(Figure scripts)
-- START --

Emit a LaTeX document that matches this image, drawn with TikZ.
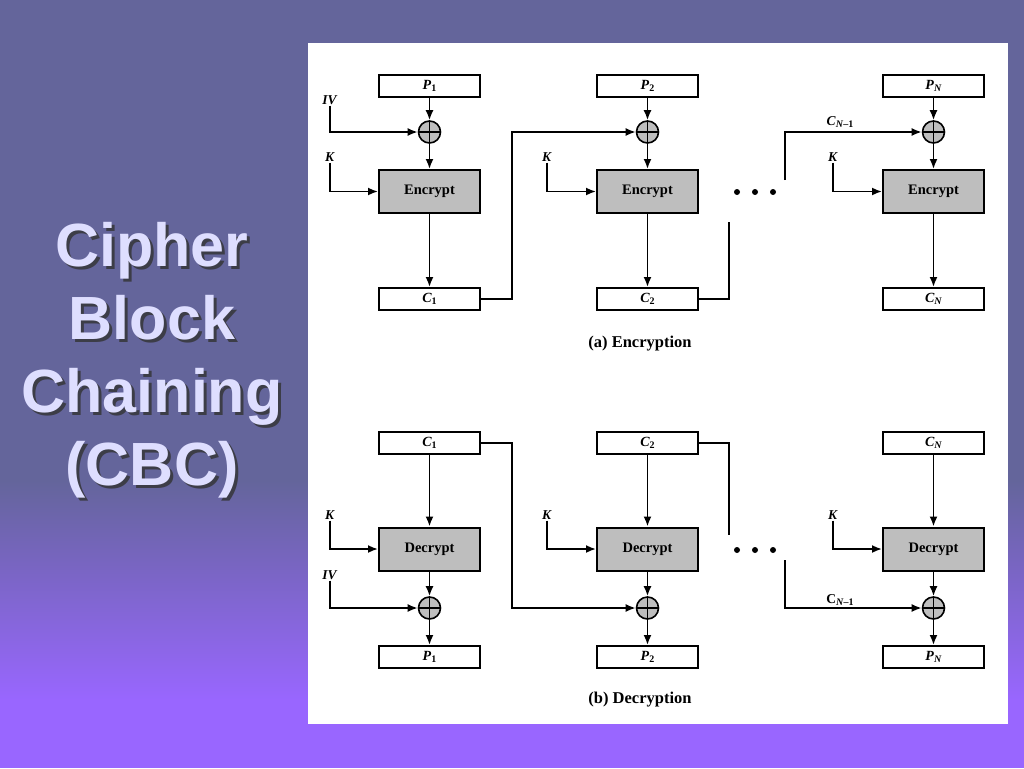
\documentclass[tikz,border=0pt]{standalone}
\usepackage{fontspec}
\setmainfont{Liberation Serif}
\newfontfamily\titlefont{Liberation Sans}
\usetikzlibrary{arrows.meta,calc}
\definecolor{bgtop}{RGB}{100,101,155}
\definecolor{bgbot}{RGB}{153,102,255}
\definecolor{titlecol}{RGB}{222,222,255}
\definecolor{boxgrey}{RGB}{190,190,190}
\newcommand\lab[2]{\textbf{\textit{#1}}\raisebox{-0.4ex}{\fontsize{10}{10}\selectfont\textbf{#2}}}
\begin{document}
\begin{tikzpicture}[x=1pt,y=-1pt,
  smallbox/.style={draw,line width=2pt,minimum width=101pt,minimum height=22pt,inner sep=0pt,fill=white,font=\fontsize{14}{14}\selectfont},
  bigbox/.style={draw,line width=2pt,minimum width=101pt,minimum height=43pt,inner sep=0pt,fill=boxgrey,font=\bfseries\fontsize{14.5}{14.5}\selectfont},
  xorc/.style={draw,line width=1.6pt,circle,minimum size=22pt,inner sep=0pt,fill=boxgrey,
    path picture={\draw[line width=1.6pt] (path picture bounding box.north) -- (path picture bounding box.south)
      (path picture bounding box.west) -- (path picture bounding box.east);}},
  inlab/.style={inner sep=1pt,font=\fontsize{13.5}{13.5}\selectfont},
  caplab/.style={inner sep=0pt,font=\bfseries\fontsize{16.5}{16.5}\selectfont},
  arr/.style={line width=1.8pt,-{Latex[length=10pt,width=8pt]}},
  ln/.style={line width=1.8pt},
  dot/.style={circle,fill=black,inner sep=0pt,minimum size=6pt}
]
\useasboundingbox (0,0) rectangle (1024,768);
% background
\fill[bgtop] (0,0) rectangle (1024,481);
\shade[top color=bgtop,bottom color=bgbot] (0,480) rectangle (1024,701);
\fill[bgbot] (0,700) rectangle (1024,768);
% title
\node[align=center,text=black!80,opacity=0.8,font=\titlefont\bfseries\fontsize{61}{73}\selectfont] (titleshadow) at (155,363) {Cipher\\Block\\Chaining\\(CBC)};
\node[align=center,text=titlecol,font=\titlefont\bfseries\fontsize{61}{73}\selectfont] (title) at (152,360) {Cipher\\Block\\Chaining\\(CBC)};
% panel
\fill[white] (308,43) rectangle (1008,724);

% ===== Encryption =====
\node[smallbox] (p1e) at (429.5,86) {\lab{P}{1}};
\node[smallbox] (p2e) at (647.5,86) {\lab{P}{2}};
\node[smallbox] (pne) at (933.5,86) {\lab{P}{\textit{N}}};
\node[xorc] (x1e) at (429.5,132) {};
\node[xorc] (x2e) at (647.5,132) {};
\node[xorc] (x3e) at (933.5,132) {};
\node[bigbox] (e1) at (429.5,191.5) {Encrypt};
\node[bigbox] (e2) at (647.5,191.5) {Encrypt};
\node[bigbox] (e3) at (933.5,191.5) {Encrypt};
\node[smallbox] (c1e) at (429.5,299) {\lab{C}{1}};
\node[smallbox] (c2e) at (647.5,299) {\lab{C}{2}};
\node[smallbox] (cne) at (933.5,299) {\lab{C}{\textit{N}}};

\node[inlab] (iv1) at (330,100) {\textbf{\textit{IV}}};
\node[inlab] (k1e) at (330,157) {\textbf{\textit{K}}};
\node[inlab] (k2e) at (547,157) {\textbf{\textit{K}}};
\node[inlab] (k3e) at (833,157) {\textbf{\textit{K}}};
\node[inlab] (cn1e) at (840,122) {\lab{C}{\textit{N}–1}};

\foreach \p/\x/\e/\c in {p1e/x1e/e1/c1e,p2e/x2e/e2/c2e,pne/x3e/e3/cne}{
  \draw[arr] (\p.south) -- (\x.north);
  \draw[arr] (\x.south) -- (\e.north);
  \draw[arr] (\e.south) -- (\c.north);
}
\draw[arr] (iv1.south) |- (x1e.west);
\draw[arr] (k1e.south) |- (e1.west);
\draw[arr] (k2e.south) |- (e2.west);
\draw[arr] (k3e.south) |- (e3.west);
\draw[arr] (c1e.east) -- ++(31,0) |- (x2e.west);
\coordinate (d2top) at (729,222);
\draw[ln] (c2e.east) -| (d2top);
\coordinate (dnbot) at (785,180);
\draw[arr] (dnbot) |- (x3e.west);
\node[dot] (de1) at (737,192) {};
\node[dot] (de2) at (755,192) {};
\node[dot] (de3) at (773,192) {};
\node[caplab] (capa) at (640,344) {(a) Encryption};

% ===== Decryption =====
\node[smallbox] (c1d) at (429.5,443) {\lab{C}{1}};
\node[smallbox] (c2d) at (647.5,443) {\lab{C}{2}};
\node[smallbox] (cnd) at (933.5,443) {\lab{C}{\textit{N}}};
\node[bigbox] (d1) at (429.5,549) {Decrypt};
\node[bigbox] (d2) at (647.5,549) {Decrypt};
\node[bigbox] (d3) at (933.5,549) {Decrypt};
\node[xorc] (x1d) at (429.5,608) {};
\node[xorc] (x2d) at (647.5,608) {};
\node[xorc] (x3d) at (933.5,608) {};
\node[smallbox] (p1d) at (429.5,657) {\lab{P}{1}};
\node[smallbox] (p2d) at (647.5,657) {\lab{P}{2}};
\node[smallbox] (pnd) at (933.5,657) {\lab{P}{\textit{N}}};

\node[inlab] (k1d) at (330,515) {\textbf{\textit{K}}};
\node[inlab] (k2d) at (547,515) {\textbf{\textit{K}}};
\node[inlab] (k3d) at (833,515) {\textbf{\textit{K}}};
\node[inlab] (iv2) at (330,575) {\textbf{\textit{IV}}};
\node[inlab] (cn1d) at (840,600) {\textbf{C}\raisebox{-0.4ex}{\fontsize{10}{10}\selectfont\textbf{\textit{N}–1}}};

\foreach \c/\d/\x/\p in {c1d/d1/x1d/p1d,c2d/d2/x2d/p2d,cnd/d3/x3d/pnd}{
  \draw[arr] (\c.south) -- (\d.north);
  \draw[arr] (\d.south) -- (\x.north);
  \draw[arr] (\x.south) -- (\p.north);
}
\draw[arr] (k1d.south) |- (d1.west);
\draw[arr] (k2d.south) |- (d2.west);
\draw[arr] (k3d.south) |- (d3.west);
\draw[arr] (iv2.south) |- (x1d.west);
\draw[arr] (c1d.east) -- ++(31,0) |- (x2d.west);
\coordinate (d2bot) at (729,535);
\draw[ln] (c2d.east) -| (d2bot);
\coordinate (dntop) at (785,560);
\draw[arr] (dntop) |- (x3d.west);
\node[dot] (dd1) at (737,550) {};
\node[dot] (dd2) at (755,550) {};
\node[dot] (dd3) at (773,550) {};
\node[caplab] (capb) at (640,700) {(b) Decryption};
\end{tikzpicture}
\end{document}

-- END --
-- START --

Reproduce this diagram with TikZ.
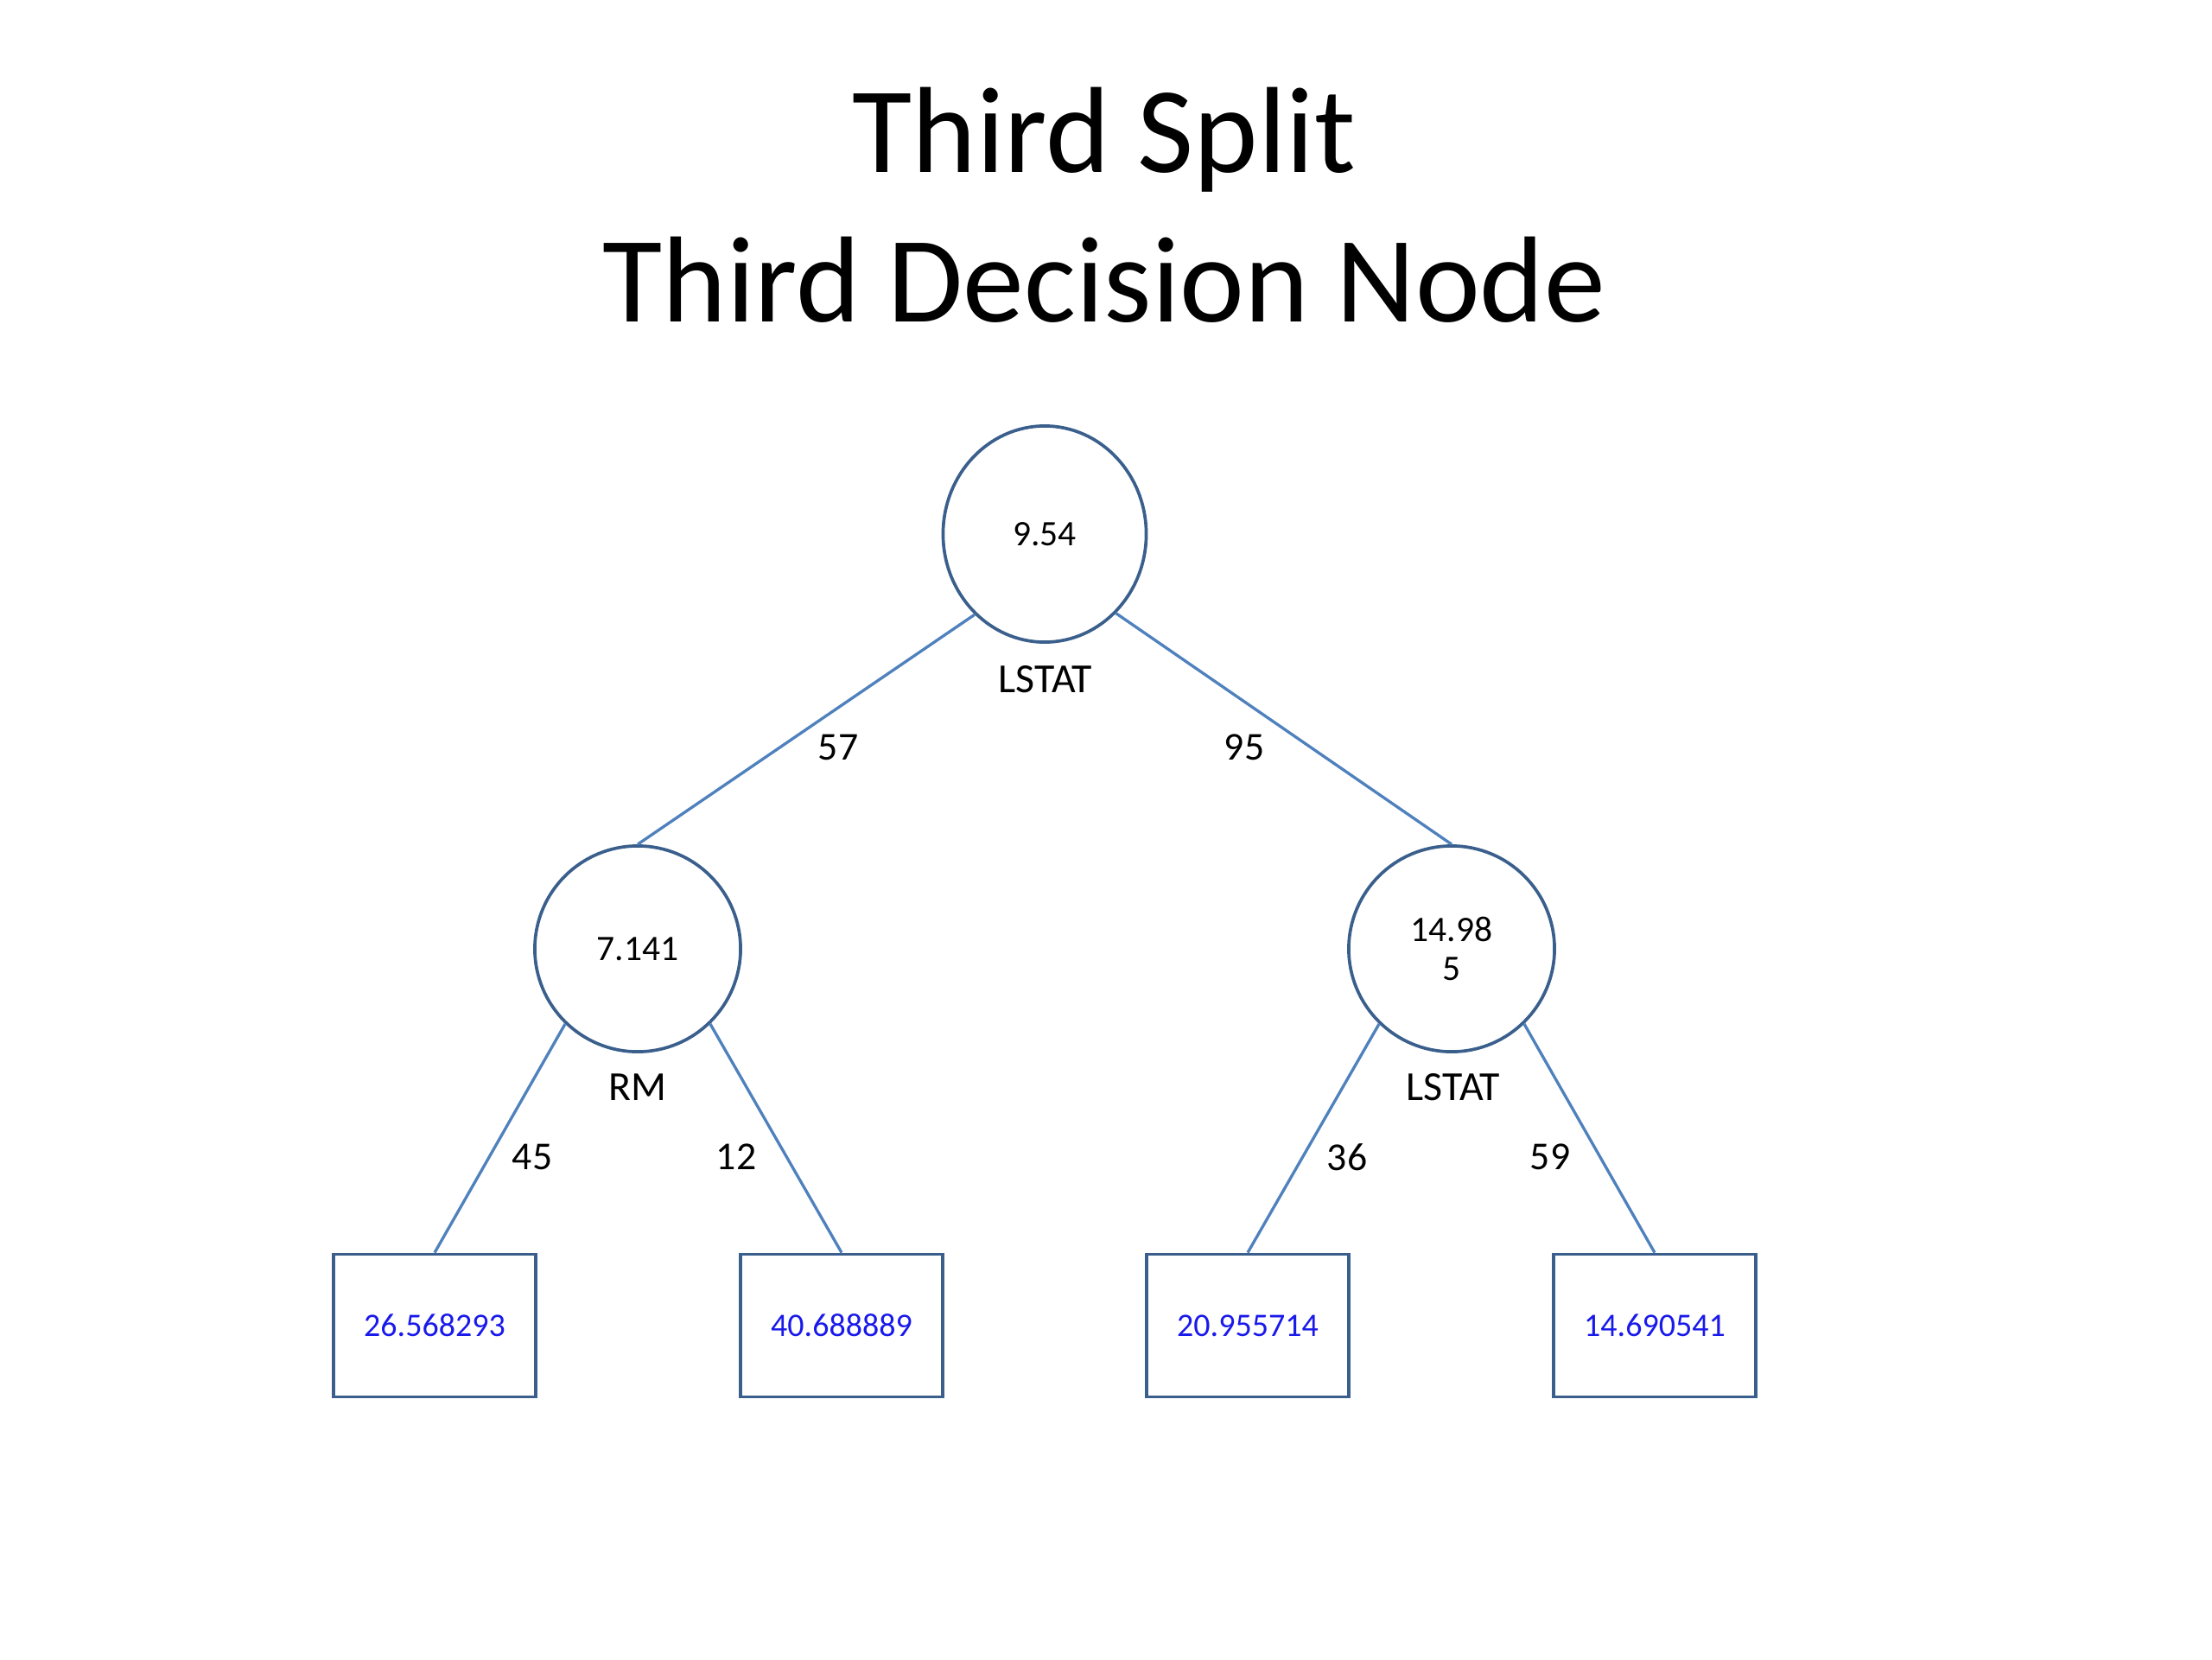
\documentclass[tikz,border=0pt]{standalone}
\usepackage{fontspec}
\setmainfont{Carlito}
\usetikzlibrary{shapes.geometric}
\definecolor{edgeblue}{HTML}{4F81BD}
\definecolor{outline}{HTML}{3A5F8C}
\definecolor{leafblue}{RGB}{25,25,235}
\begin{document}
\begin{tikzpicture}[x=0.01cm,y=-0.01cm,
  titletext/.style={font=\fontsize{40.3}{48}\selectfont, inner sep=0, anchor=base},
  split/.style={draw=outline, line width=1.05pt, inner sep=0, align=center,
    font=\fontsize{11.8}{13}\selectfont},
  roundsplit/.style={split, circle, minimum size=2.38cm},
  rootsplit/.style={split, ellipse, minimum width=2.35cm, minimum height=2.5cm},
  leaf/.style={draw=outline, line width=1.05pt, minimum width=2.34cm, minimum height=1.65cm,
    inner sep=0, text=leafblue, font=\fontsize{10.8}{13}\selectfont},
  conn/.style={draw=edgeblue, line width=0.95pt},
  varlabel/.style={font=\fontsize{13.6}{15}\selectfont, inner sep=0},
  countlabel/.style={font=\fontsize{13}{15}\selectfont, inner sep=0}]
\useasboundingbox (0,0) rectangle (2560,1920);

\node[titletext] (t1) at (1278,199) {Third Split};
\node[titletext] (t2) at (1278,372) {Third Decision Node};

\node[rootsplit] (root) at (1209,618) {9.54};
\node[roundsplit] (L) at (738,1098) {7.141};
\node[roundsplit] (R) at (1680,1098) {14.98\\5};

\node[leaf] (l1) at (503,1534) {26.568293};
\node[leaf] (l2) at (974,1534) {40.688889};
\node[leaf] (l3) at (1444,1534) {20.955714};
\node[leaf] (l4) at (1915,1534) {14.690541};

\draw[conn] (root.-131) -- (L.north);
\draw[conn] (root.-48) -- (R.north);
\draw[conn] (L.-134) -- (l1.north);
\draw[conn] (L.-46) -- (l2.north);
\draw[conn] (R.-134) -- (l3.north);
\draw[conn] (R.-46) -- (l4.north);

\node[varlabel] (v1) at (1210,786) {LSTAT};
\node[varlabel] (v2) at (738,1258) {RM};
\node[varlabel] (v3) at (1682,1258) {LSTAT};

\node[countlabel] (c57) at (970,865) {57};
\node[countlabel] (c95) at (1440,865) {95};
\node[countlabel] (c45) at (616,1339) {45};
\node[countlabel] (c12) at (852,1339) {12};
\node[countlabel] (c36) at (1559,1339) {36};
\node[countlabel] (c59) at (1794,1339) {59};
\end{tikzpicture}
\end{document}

-- END --

PROBLEM TO WORK ON →
Begin at the line containing "Reproduce this diagram with TikZ.", end at the line containing "(v3) at (1682,1258)", and copy those lines word for word, both included. Skip pictures.

EXERCISE ANSWER →
Reproduce this diagram with TikZ.
\documentclass[tikz,border=0pt]{standalone}
\usepackage{fontspec}
\setmainfont{Carlito}
\usetikzlibrary{shapes.geometric}
\definecolor{edgeblue}{HTML}{4F81BD}
\definecolor{outline}{HTML}{3A5F8C}
\definecolor{leafblue}{RGB}{25,25,235}
\begin{document}
\begin{tikzpicture}[x=0.01cm,y=-0.01cm,
  titletext/.style={font=\fontsize{40.3}{48}\selectfont, inner sep=0, anchor=base},
  split/.style={draw=outline, line width=1.05pt, inner sep=0, align=center,
    font=\fontsize{11.8}{13}\selectfont},
  roundsplit/.style={split, circle, minimum size=2.38cm},
  rootsplit/.style={split, ellipse, minimum width=2.35cm, minimum height=2.5cm},
  leaf/.style={draw=outline, line width=1.05pt, minimum width=2.34cm, minimum height=1.65cm,
    inner sep=0, text=leafblue, font=\fontsize{10.8}{13}\selectfont},
  conn/.style={draw=edgeblue, line width=0.95pt},
  varlabel/.style={font=\fontsize{13.6}{15}\selectfont, inner sep=0},
  countlabel/.style={font=\fontsize{13}{15}\selectfont, inner sep=0}]
\useasboundingbox (0,0) rectangle (2560,1920);

\node[titletext] (t1) at (1278,199) {Third Split};
\node[titletext] (t2) at (1278,372) {Third Decision Node};

\node[rootsplit] (root) at (1209,618) {9.54};
\node[roundsplit] (L) at (738,1098) {7.141};
\node[roundsplit] (R) at (1680,1098) {14.98\\5};

\node[leaf] (l1) at (503,1534) {26.568293};
\node[leaf] (l2) at (974,1534) {40.688889};
\node[leaf] (l3) at (1444,1534) {20.955714};
\node[leaf] (l4) at (1915,1534) {14.690541};

\draw[conn] (root.-131) -- (L.north);
\draw[conn] (root.-48) -- (R.north);
\draw[conn] (L.-134) -- (l1.north);
\draw[conn] (L.-46) -- (l2.north);
\draw[conn] (R.-134) -- (l3.north);
\draw[conn] (R.-46) -- (l4.north);

\node[varlabel] (v1) at (1210,786) {LSTAT};
\node[varlabel] (v2) at (738,1258) {RM};
\node[varlabel] (v3) at (1682,1258) {LSTAT};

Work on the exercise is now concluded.